On top of all that, generational changes have led college housing authorities and, more importantly, parents to question shared rooms for freshmen.

Parents are now paying so much for their children s education, said Alan Levy, director of public affairs at the University of Michigan housing office, that they feel they have every right to demand everything for their children. As a result, colleges are coming under pressure to build more single-occupancy rooms.

This year, for the first time, BGSU has about 50 freshmen single rooms as part of a pilot program to assess the direction of new building projects.

Nonetheless, the Internet has opened up new possibilities for reinvigorating the shared-room system as well.

In March, the University of Georgia adopted a Web-based system that enables students to post personal information in order to identify an ideal roommate. BGSU is looking closely at the potential of such systems, said Linda Newman, director of residence life.

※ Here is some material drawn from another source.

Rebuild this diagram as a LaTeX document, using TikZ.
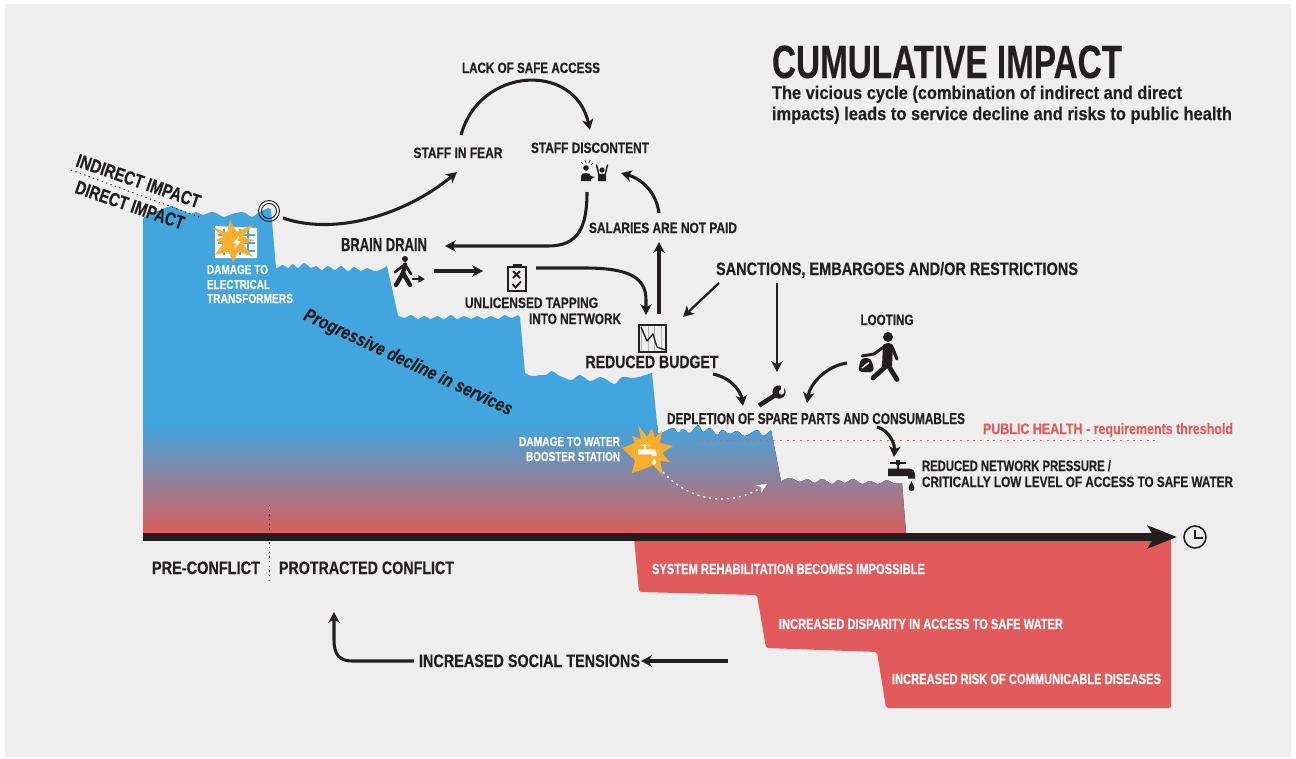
\documentclass[tikz,border=0pt]{standalone}
\usepackage{fontspec}
\setmainfont{Liberation Sans}
\usetikzlibrary{arrows.meta}
\definecolor{ink}{HTML}{231F20}
\definecolor{paper}{HTML}{EEEEEE}
\definecolor{wblue}{HTML}{42A5DD}
\definecolor{wred}{HTML}{DB5E5C}
\definecolor{lred}{HTML}{E35A5A}
\definecolor{burst}{HTML}{FBAE30}
% set a text condensed so that it is #1 reference pixels wide
\newcommand\tw[2]{\setbox0\hbox{#2}\pgfmathsetmacro\twr{#1*0.75/\the\wd0}\addfontfeature{FakeStretch=\twr,FakeBold=0.25}#2}
\newcommand\waterpath{(143,533) -- (143,218)
 -- plot[smooth,tension=.6] coordinates{(143,218)(150,214)(158,211)(165,208)(172,206)(178,209)(184,211)(190,214)(196,212)(203,215)(208,213)(213,212)(218,214)(224,217)(232,214)(242,212)(247,214)(252,217)(258,213)(264,210)(268,208)}
 -- (271,209) -- (276,268)
 -- plot[smooth,tension=.6] coordinates{(277,268)(283,265)(288,268)(293,264)(298,268)(304,263)(311,268)(316,266)(322,270)(328,266)(335,270)(341,266)(348,271)(354,267)(361,271)(367,268)(374,271)(380,270)(387,266)}
 -- (398,315)
 -- plot[smooth,tension=.6] coordinates{(399,316)(405,318)(411,315)(418,319)(424,316)(431,319)(437,316)(444,319)(451,315)(457,319)(464,316)(471,319)(477,316)(484,319)(491,316)(498,319)(505,315)(511,318)(518,315)}
 -- (520,317) -- (525,373)
 -- plot[smooth,tension=.6] coordinates{(525,373)(532,376)(540,375)(546,375)(552,371)(558,375)(565,378)(572,380)(580,375)(590,381)(600,377)(607,380)(615,384)(622,377)(633,378)(642,376)(652,373)}
 -- (658,433)
 -- plot[smooth,tension=.6] coordinates{(662,433)(673,428)(678,433)(683,429)(690,433)(698,425)(703,432)(710,428)(717,435)(722,430)(730,434)(737,431)(745,436)(757,430)(763,436)(771,430)}
 -- (781,481)
 -- plot[smooth,tension=.6] coordinates{(782,481)(790,478)(800,482)(807,479)(815,483)(822,479)(832,484)(838,480)(845,483)(853,479)(862,484)(870,481)(878,484)(887,480)(893,483)(902,483)}
 -- (906,533) -- cycle}
% tap icon, local origin at the middle of the body
\newcommand\tapicon[1]{%
 \fill[#1] (-11,-9) rectangle (5,-7);
 \fill[#1] (-5,-11) rectangle (-1.5,-6);
 \fill[#1] (-4.2,-6) rectangle (-2,-2);
 \fill[#1] (-13,-2.5) -- (7,-2.5) .. controls (12,-2.5) and (14,0) .. (14,4) -- (14,7.5) -- (7,7.5) -- (7,5) -- (-13,5) -- cycle;
 \fill[#1] (10.5,10) .. controls (9.5,13.5) and (7.5,15) .. (7.5,17) .. controls (7.5,21) and (13.5,21) .. (13.5,17) .. controls (13.5,15) and (11.5,13.5) .. (10.5,10) -- cycle;}
\tikzset{
 tx/.style={font=\bfseries\fontsize{#1pt}{#1pt}\selectfont,inner sep=0pt,outer sep=0pt,text=ink},
 wh/.style={tx=#1,text=white},
 link/.style={draw=ink,line width=2.3pt,-{Stealth[length=8pt,width=8.5pt,inset=2.2pt]}},
 slimlink/.style={link,line width=1.7pt},
}
\begin{document}
\begin{tikzpicture}[x=.75pt,y=-.75pt]
\useasboundingbox (0,0) rectangle (1296,758);
\fill[white] (0,0) rectangle (1296,758);
\fill[paper] (5,4) rectangle (1291,757);

% water body
\begin{scope}
 \clip \waterpath;
 \fill[wblue] (130,190) rectangle (920,426);
 \fill[top color=wblue,bottom color=wred] (130,425) rectangle (920,534);
\end{scope}

% lower red steps
\fill[lred,rounded corners=1.5pt] (634,538) -- (639,592) -- (757,595) -- (766,648) -- (877,652) -- (886,708) -- (1171,708) -- (1171,538) -- cycle;

% time axis
\coordinate (axisStart) at (143,537);
\coordinate (axisEnd) at (1177,537);
\draw[ink,line width=6pt,-{Stealth[length=22pt,width=17pt,inset=5pt]}] (axisStart) -- (axisEnd);
\draw[ink,line width=1.2pt] (1195,537) circle[radius=11];
\draw[ink,line width=1.2pt] (1195,530) -- (1195,538) -- (1203,538);

% thresholds and dotted lines
\draw[lred,line width=.8pt,dash pattern=on 1.5pt off 3.5pt] (700,440.5) -- (1157,440.5);
\draw[ink,line width=.7pt,dash pattern=on 1pt off 2.5pt] (269,505) -- (269,583);
\draw[ink,line width=.7pt,dash pattern=on 1pt off 2.5pt] (71,170) -- (202,218);

% ring at the top of the first step
\draw[ink,line width=.7pt] (269,211) circle[radius=10.5];
\draw[ink,line width=.7pt] (269,211) circle[radius=7.5];

% transformer icon
\fill[white] (215,226) -- (257,228) -- (257,258) -- (215,258) -- cycle;
\foreach \yy in {235,243,251} \draw[wblue,line width=1.1pt] (218,\yy) -- (255,\yy);
\foreach \xx in {224,232,240,248} \draw[wblue,line width=1.1pt] (\xx,229) -- (\xx,255);
\fill[burst] (212,227) -- (227,232.5) -- (230,220) -- (236.5,231.5) -- (253,225) -- (243,236.5) -- (254,240.5) -- (243,244) -- (253,257) -- (238.5,251.5) -- (233,262) -- (228.5,251.5) -- (215,255) -- (223,243.5) -- (216,240) -- (223,236.5) -- cycle;
\fill[white] (239,236) -- (233,243) -- (236.5,243) -- (234,249) -- (241,241) -- (237.5,241) -- cycle;

% booster burst
\fill[burst] (638,425) -- (647,437) -- (652,428) -- (655,438) -- (662,430) -- (660,443) -- (673,446) -- (662,453) -- (670,462) -- (660,461) -- (663,475) -- (653,465) -- (647,468) -- (632,473) -- (635,460) -- (622,448) -- (635,443) -- (632,436) -- (641,439) -- cycle;
\begin{scope}[shift={(647,451)},scale=.68]
 \tapicon{white}
\end{scope}

% black tap
\begin{scope}[shift={(901,471)}]
 \tapicon{ink}
\end{scope}

% person walking away
\fill[ink] (405,259) circle[radius=3];
\draw[ink,line width=3.2pt,line cap=round,line join=round] (405,264.5) -- (403,273) -- (396,285);
\draw[ink,line width=3.2pt,line cap=round,line join=round] (403,273) -- (410,285);
\draw[ink,line width=2pt,line cap=round,line join=round] (405,264.5) -- (395,272);
\draw[ink,line width=2pt,line cap=round,line join=round] (405,264.5) -- (411,274);
\coordinate (walkA) at (412,279);
\coordinate (walkB) at (425,279);
\draw[ink,line width=1.6pt,-{Stealth[length=5pt,width=5.5pt,inset=0pt]}] (walkA) -- (walkB);

% clipboard
\draw[ink,line width=1.2pt] (508,267) rectangle (526,291);
\fill[ink] (513,264) rectangle (522,268);
\draw[ink,line width=1.4pt] (513,271) -- (520,278) (520,271) -- (513,278);
\draw[ink,line width=1.4pt] (512.5,284) -- (515.5,287.5) -- (521,281.5);

% budget chart
\draw[gray!60,line width=.4pt,step=6.75] (639,325) grid (666,352);
\draw[ink,line width=1pt] (639,325) rectangle (666,352);
\draw[ink,line width=1pt,line join=round] (641,327) -- (647,341) -- (653,334) -- (657,347) -- (665,350);

% protesters
\fill[ink] (586,168) circle[radius=2.8];
\fill[ink] (581,181) -- (581,176) .. controls (581,172) and (591,172) .. (591,176) -- (595,177) -- (591,179) -- (591,181) -- cycle;
\fill[ink] (602,170) circle[radius=2.6];
\fill[ink] (598,181) -- (598,175) .. controls (598,173.5) and (606,173.5) .. (606,175) -- (606,181) -- cycle;
\draw[ink,line width=1.1pt,line cap=round] (599,175) -- (596.5,165);
\draw[ink,line width=1.1pt,line cap=round] (605,175) -- (607.5,165);
\draw[ink,line width=.5pt] (581,162) -- (583,164) (585,160) -- (586,163) (590,160) -- (589,163) (593,163) -- (591,165);

% wrench
\draw[ink,line width=3.4pt] (759,405.5) -- (777,394);
\fill[ink] (779,392) circle[radius=6.6];
\fill[paper] (781.5,392) circle[radius=2.6];
\fill[paper] (781,386) -- (785,385) -- (784,391) -- (781,391) -- cycle;

% looter
\fill[ink] (888,337) circle[radius=5];
\fill[ink] (883,345) .. controls (886,342.5) and (891,342.5) .. (893,345) -- (892,366) -- (882,366) -- cycle;
\draw[ink,line width=3.6pt,line cap=round,line join=round] (885,367) -- (873,378);
\draw[ink,line width=3.6pt,line cap=round,line join=round] (888,365) -- (897,379.5);
\draw[ink,line width=2.4pt,line cap=round,line join=round] (892,347) -- (897,359);
\draw[ink,line width=2.2pt,line cap=round,line join=round] (885,346) -- (874,354) -- (862,356);
\fill[ink,rounded corners=3pt] (861,358) -- (871,358) -- (874.5,372) -- (858,372) -- cycle;
\draw[white,line width=1pt] (862,368) -- (869,362.5);

% texts
\node[tx=35,anchor=base west] (title) at (772,78) {\tw{350}{CUMULATIVE IMPACT}};
\node[tx=13.8,anchor=base west] (sub1) at (772,99) {\tw{410}{The vicious cycle (combination of indirect and direct}};
\node[tx=13.8,anchor=base west] (sub2) at (772,120) {\tw{460}{impacts) leads to service decline and risks to public health}};
\node[tx=14.3,rotate=-19] (indirect) at (138.5,181) {\tw{130}{INDIRECT IMPACT}};
\node[tx=14.3,rotate=-19] (direct) at (130,205) {\tw{114}{DIRECT IMPACT}};
\node[tx=11.2,anchor=base] (access) at (531,73) {\tw{138}{LACK OF SAFE ACCESS}};
\node[tx=11.2,anchor=base] (fear) at (458,158) {\tw{89}{STAFF IN FEAR}};
\node[tx=11.2,anchor=base] (discontent) at (590,153) {\tw{118}{STAFF DISCONTENT}};
\node[tx=14,anchor=base] (brain) at (384,251) {\tw{86}{BRAIN DRAIN}};
\node[tx=11.2,anchor=base] (salaries) at (663,233) {\tw{148}{SALARIES ARE NOT PAID}};
\node[tx=13.5,anchor=base] (sanctions) at (897,275) {\tw{362}{SANCTIONS, EMBARGOES AND/OR RESTRICTIONS}};
\node[tx=11.2,anchor=base] (looting) at (887,325) {\tw{53}{LOOTING}};
\node[tx=11.2,anchor=base] (tapping) at (531.5,308) {\tw{133}{UNLICENSED TAPPING}};
\node[tx=11.2,anchor=base east] (network) at (621,324) {\tw{92}{INTO NETWORK}};
\node[tx=13.3,anchor=base] (budget) at (652,368) {\tw{133}{REDUCED BUDGET}};
\node[tx=11.8,anchor=base] (depletion) at (816,424) {\tw{298}{DEPLETION OF SPARE PARTS AND CONSUMABLES}};
\node[tx=11.4,text=lred,anchor=base west] (publichealth) at (983,434) {\tw{250}{PUBLIC HEALTH - requirements threshold}};
\node[tx=11.2,anchor=base west] (pressure1) at (922,471) {\tw{189}{REDUCED NETWORK PRESSURE /}};
\node[tx=11.2,anchor=base west] (pressure2) at (922,487) {\tw{311}{CRITICALLY LOW LEVEL OF ACCESS TO SAFE WATER}};
\node[wh=9.8,anchor=base west] (dmg1) at (207,274) {\tw{61}{DAMAGE TO}};
\node[wh=9.8,anchor=base west] (dmg2) at (207,289) {\tw{63}{ELECTRICAL}};
\node[wh=9.8,anchor=base west] (dmg3) at (207,303) {\tw{86}{TRANSFORMERS}};
\node[wh=9.8,anchor=base east] (boost1) at (620,446) {\tw{101}{DAMAGE TO WATER}};
\node[wh=9.8,anchor=base east] (boost2) at (620,461) {\tw{94}{BOOSTER STATION}};
\node[tx=14,font=\bfseries\itshape\fontsize{14pt}{14pt}\selectfont,rotate=-25] (decline) at (408,363) {\tw{228}{Progressive decline in services}};
\node[tx=13.5,anchor=base] (pre) at (206,574) {\tw{108}{PRE-CONFLICT}};
\node[tx=13.5,anchor=base] (protracted) at (366.5,574) {\tw{175}{PROTRACTED CONFLICT}};
\node[wh=11,anchor=base] (rehab) at (788.5,574) {\tw{273}{SYSTEM REHABILITATION BECOMES IMPOSSIBLE}};
\node[wh=11,anchor=base] (disparity) at (921,629) {\tw{284}{INCREASED DISPARITY IN ACCESS TO SAFE WATER}};
\node[wh=11,anchor=base] (risk) at (1026.5,684) {\tw{269}{INCREASED RISK OF COMMUNICABLE DISEASES}};
\node[tx=13.5,anchor=base] (social) at (529.5,667) {\tw{221}{INCREASED SOCIAL TENSIONS}};

% connector ends
\coordinate (ringOut) at (283,218);
\coordinate (fearIn) at (457,172);
\coordinate (fearUp) at (461,135);
\coordinate (discIn) at (590,130);
\coordinate (discOut) at (587,192);
\coordinate (brainIn) at (445,246);
\coordinate (salUp) at (659,213);
\coordinate (discSide) at (621,173);
\coordinate (budUp) at (659,314);
\coordinate (salIn) at (659,242);
\coordinate (walkOut) at (434,271);
\coordinate (clipIn) at (483,271);
\coordinate (clipOut) at (536,268);
\coordinate (budIn) at (646,315);
\coordinate (sancA) at (719,283);
\coordinate (budSide) at (683,317);
\coordinate (sancB) at (777,283);
\coordinate (wrenchTop) at (777,372);
\coordinate (budOut) at (713,374);
\coordinate (wrenchLeft) at (743,406);
\coordinate (lootOut) at (847,363);
\coordinate (wrenchRight) at (807,403);
\coordinate (depOut) at (877,427);
\coordinate (tapIn) at (894,457);
\coordinate (burstOut) at (663,472);
\coordinate (dropIn) at (767,484);
\coordinate (stepsOut) at (728,661);
\coordinate (socialIn) at (641,661);
\coordinate (socialOut) at (414,661);
\coordinate (upTip) at (334,612);

% connectors
\path[link] (ringOut) .. controls (335,236) and (405,215) .. (fearIn);
\path[link] (fearUp) .. controls (480,66) and (575,62) .. (discIn);
\path[link] (discOut) .. controls (587,228) and (578,246) .. (548,246) -- (brainIn);
\path[link] (salUp) .. controls (656,192) and (642,179) .. (discSide);
\path[link] (budUp) -- (salIn);
\path[link] (walkOut) -- (clipIn);
\path[link] (clipOut) -- (585,268) .. controls (630,268) and (646,278) .. (646,300) -- (budIn);
\path[slimlink] (sancA) -- (budSide);
\path[slimlink] (sancB) -- (wrenchTop);
\path[link] (budOut) .. controls (732,378) and (741,392) .. (wrenchLeft);
\path[link] (lootOut) .. controls (826,366) and (810,384) .. (wrenchRight);
\path[link] (depOut) .. controls (889,430) and (895,444) .. (tapIn);
\path[link] (stepsOut) -- (socialIn);
\path[link] (socialOut) -- (352,661) .. controls (339,661) and (334,654) .. (334,640) -- (upTip);
\draw[white,line width=1pt,dash pattern=on 1.5pt off 3pt,-{Stealth[length=7pt,width=6.5pt,inset=2pt]}] (burstOut) .. controls (685,497) and (725,510) .. (dropIn);
\end{tikzpicture}
\end{document}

For many colleges, the experience of sharing a room with a stranger or even a friend is still seen as a vital part of the education that students receive at university.

I am a very strong believer that asking two students to share a room and learn how to cooperate with one another is an inherently good learning experience, said Dustin Brentlinger, associate dean for student affairs at Heidelberg College in Tiffin. He said students learn to understand other points of view.

The evidence appears to back such statements.

Research conducted by experts from Harvard, Michigan, and Northwestern universities in 2003 showed white students randomly assigned black roommates were more likely to report comfortable interactions with members of other ethnic groups in later years.

Colleges go to enormous lengths to ensure that the dorm experience for students is a positive one. Most have residence life departments with full-time staff and extensive systems to make room-sharing go smoothly.

Detailed codes of conduct and charters of student rights distributed to students and readily available on college Web sites are standard, and many universities use surveys to help place students with compatible roommates.

Though there is no guarantee of success, clear guidelines, roommate-matching efforts, and orientation events help reduce anxiety and problems.

Not knowing your roommate can be an advantage as well, said Ashley Kiffmeyer, a sophomore at BGSU, who chose to live with Jennie Rubini this year after a good experience with a different person last year.

We know each other well enough, Ms. Kiffmeyer said, wearing a top borrowed from her roommate and standing on a pile of discarded clothes, but not too well so that we drive each other crazy.

Still problems occur.

When you put 10,000 students from all over the U.S. and all over the world together, you are going to have conflict and clashes, Mr. Levy of UM said, everything from racial incidents to sexual harassment to your garden variety insensitivity.

Housing officials say it is often the small things that lead to friction: A roommate plays music too loud or eats another s food without permission.

When problems arise, the response process at most universities would put to shame the legal systems of many developing countries. Resident advisers who live on the same floors are the first line of defense, followed closely by full-time directors in each residence hall.

Evan Myers, a sophomore resident adviser at the University of Toledo, said RAs receive two weeks of training that includes roommate conflict-resolution procedures.

The only way to learn to deal with it is to actually be in it, he said.

If that fails, however, various arbitration procedures are available through college housing and student life programs. The University of Michigan, for example, has its own office of student conflict resolution.

Communication is crucial in defusing problems, residence life staff say. Nevertheless, room swaps are routine. At UT, for example, about 590, or 20 percent of some 2,955 students housed there, swapped roommates last year.

Whatever the technological advances and policy changes, Mr. Kremer of Ohio State said, the real enemy of success and satisfaction at college is isolation, and a roommate is great antidote for that.